Sin embargo, en algunos estudios reciente la empatía aparece
asociada a síntomas depresivos, lo que puede suscitar algunas dudas acerca de
si su promoción resulta conveniente, ya que si bien su déficit se asocia a los
problemas antisociales, un exceso podría generar problemas emocionales.
La respuesta a este dilema puede venir de la mano de la
diferenciación entre dos tipos de empatía, la afectiva y la cognitiva. Así, si
la primera se refiere a la capacidad para experimentar reacciones emocionales
ante las experiencias observadas en los demás, la segunda tiene que ver con la
adopción de las perspectivas o puntos de vista de otras personas y la
compresión de su situación y sus sentimientos.

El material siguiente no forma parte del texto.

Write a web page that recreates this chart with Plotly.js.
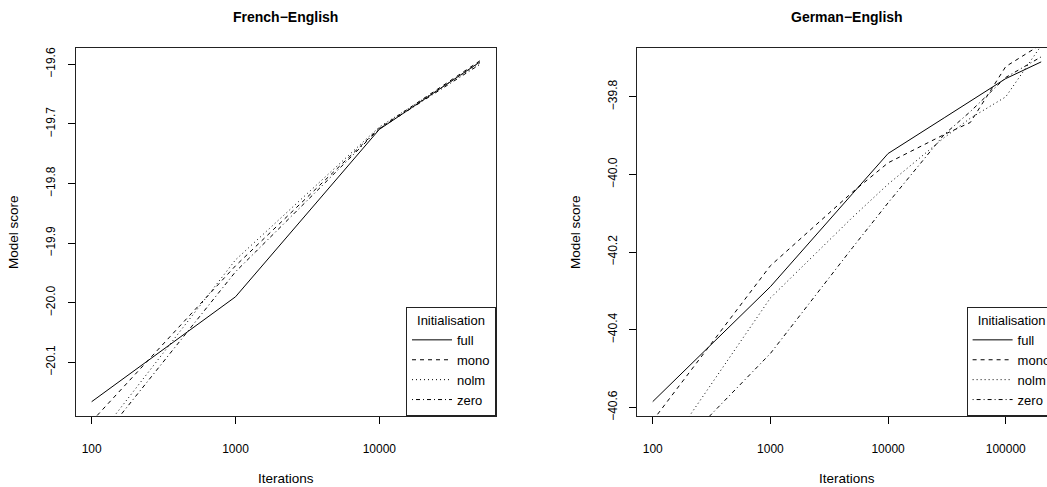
<!DOCTYPE html>
<html>
<head>
<meta charset="utf-8">
<script src="https://cdn.plot.ly/plotly-3.0.1.min.js"></script>
<style>
html, body { margin:0; padding:0; overflow:hidden; background:#fff; width:1047px; height:487px; }
#chart { width:1124px; height:487px; }
</style>
</head>
<body>
<div id="chart"></div>
<script>
// ---- Data ----
const seriesNames = ["full", "mono", "nolm", "zero"];

// French–English panel
const x_fr = [100, 1000, 10000, 50000];
const full_fr = [-20.166, -19.990, -19.709, -19.596];
const mono_fr = [-20.199, -19.938, -19.707, -19.594];
const nolm_fr = [-20.239, -19.928, -19.705, -19.598];
const zero_fr = [-20.249, -19.948, -19.708, -19.600];

// German–English panel
const x_de = [100, 1000, 5000, 10000, 30000, 50000, 100000, 200000];
const full_de = [-40.585, -40.289, -40.049, -39.946, -39.854, -39.811, -39.753, -39.710];
const mono_de = [-40.634, -40.235, -40.045, -39.970, -39.897, -39.866, -39.722, -39.665];
const nolm_de = [-40.760, -40.318, -40.110, -40.025, -39.905, -39.855, -39.800, -39.668];
const zero_de = [-40.773, -40.461, -40.188, -40.073, -39.897, -39.838, -39.750, -39.697];

const xTicks_fr = [100, 1000, 10000];
const xTickText_fr = ["100", "1000", "10000"];
const xTicks_de = [100, 1000, 10000, 100000];
const xTickText_de = ["100", "1000", "10000", "100000"];
const yTicks_fr = [-20.1, -20.0, -19.9, -19.8, -19.7, -19.6];
const yTicks_de = [-40.6, -40.4, -40.2, -40.0, -39.8];

const legendTitle = "Initialisation";
const titles = ["French\u2212English", "German\u2212English"];
const xTitle = "Iterations";
const yTitle = "Model score";

// ---- Styles ----
const dashes = {
  full: "solid",
  mono: "4px,4px",
  nolm: "1px,3px",
  zero: "1px,3px,4px,3px"
};

const W = 1124, H = 487;
const frY = {full: full_fr, mono: mono_fr, nolm: nolm_fr, zero: zero_fr};
const deY = {full: full_de, mono: mono_de, nolm: nolm_de, zero: zero_de};

const traces = [];
seriesNames.forEach(n => {
  traces.push({
    x: x_fr, y: frY[n], name: n, type: "scatter", mode: "lines",
    xaxis: "x", yaxis: "y", legend: "legend",
    line: {color: "black", width: 1, dash: dashes[n]}
  });
});
seriesNames.forEach(n => {
  traces.push({
    x: x_de, y: deY[n], name: n, type: "scatter", mode: "lines",
    xaxis: "x2", yaxis: "y2", legend: "legend2",
    line: {color: "black", width: 1, dash: dashes[n]}
  });
});

function xAxis(domain, range, tv, tt, anchor) {
  return {
    domain: domain, type: "log", range: range, anchor: anchor,
    tickvals: tv, ticktext: tt,
    ticks: "outside", ticklen: 7, tickwidth: 1, tickcolor: "black",
    showline: true, mirror: true, linecolor: "#222", linewidth: 1,
    showgrid: false, zeroline: false, ticklabelstandoff: 15,
    tickfont: {size: 12}
  };
}
function yAxis(domain, range, tv, anchor) {
  return {
    domain: domain, range: range, anchor: anchor,
    tickvals: tv, tickformat: ".1f", tickangle: -90,
    ticks: "outside", ticklen: 7, tickwidth: 1, tickcolor: "black",
    showline: true, mirror: true, linecolor: "#222", linewidth: 1,
    showgrid: false, zeroline: false, ticklabelstandoff: 8,
    tickfont: {size: 12}
  };
}

const yDom = [1 - 416 / H, 1 - 48.3 / H];
function legendCfg(xRight) {
  return {
    x: xRight / W, xanchor: "right", y: 1 - 416 / H, yanchor: "bottom",
    bgcolor: "white", bordercolor: "#222", borderwidth: 1,
    font: {size: 13, color: "black"},
    title: {text: legendTitle, side: "top center", font: {size: 13}},
    itemwidth: 40, tracegroupgap: 0
  };
}

const ann = [];
function addText(text, px, py, opts) {
  ann.push(Object.assign({
    text: text, x: px / W, y: 1 - py / H, xref: "paper", yref: "paper",
    showarrow: false, xanchor: "center", yanchor: "middle",
    font: {size: 13.5, color: "black"}
  }, opts || {}));
}
addText("<b>" + titles[0] + "</b>", 285.9, 17, {font: {size: 14, color: "black"}});
addText("<b>" + titles[1] + "</b>", 847, 17, {font: {size: 14, color: "black"}});
addText(xTitle, 285.9, 478);
addText(xTitle, 847, 478);
addText(yTitle, 14, 232, {textangle: -90});
addText(yTitle, 576, 232, {textangle: -90});

const layout = {
  width: W, height: H,
  margin: {l: 0, r: 0, t: 0, b: 0},
  paper_bgcolor: "white", plot_bgcolor: "white",
  font: {family: "Liberation Sans, Arial, Helvetica, sans-serif", size: 12, color: "black"},
  xaxis: xAxis([75.7 / W, 496 / W], [1.889, 4.811], xTicks_fr, xTickText_fr, "y"),
  yaxis: yAxis(yDom, [-20.19, -19.573], yTicks_fr, "x"),
  xaxis2: xAxis([637.3 / W, 1056.6 / W], [1.869, 5.432], xTicks_de, xTickText_de, "y2"),
  yaxis2: yAxis(yDom, [-40.622, -39.675], yTicks_de, "x2"),
  legend: legendCfg(496),
  legend2: legendCfg(1056.6),
  showlegend: true,
  annotations: ann
};

Plotly.newPlot("chart", traces, layout, {displayModeBar: false, responsive: false, staticPlot: true});
</script>
</body>
</html>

Aunque ambos tipos de empatía están relacionados siguen
ritmos madurativos distintos con un desarrollo más precoz de la empatía
afectiva, que depende de circuitos cerebrales subcorticales que maduran pronto,
frente a un desarrollo más tardío de la empatía cognitiva, probablemente como
consecuencia de su dependencia de sistemas cerebrales de maduración más lenta, y
que incluyen a la corteza prefrontal.
Esta empatía de carácter cognitivo estaría más cerca de
otras competencias cognitivo-emocionales, como la capacidad para comprender y
controlar las emociones propias, o la teoría de la mente cognitiva, que supone
la inferencia de los pensamientos, creencias e intenciones de los demás.
Pues bien, los datos de un estudio reciente, que hemos
llevado a cabo en el Departamento de Psicología Evolutiva y de la Educación de
la Universidad de Sevilla, indican que si la empatía afectiva se asocia a
problemas emocionales y baja autoestima, la cognitiva -que apareció relacionada
con la capacidad para comprender y regular emociones- lo hizo con una mayor
autoestima y satisfacción vital. Estas diferencias pueden justificarse porque
mientras que la empatía afectiva supone una excesiva sensibilidad ante las
emociones ajenas, que puede dejar al sujeto en una situación de vulnerabilidad,
la cognitiva requiere de un autocontrol que permite al sujeto distanciarse de
dichas emociones ajenas y manejarlas de forma más eficaz, sin que le creen malestar
psicológico.
Estos datos ofrecen mucho interés, ya que parecen indicar
que la promoción exclusiva de la empatía afectiva puede acarrear más problemas
que ventajas, y que lo que resulta más apropiado es una educación emocional de
carácter más global, y que incluya el trabajo en competencias como la
compresión de las emociones propias y ajenas, la autorregulación emocional y el
control de los estados de ánimos. Así, estaremos favoreciendo el desarrollo y
el ajuste psicológico de chicos y chicas adolescentes.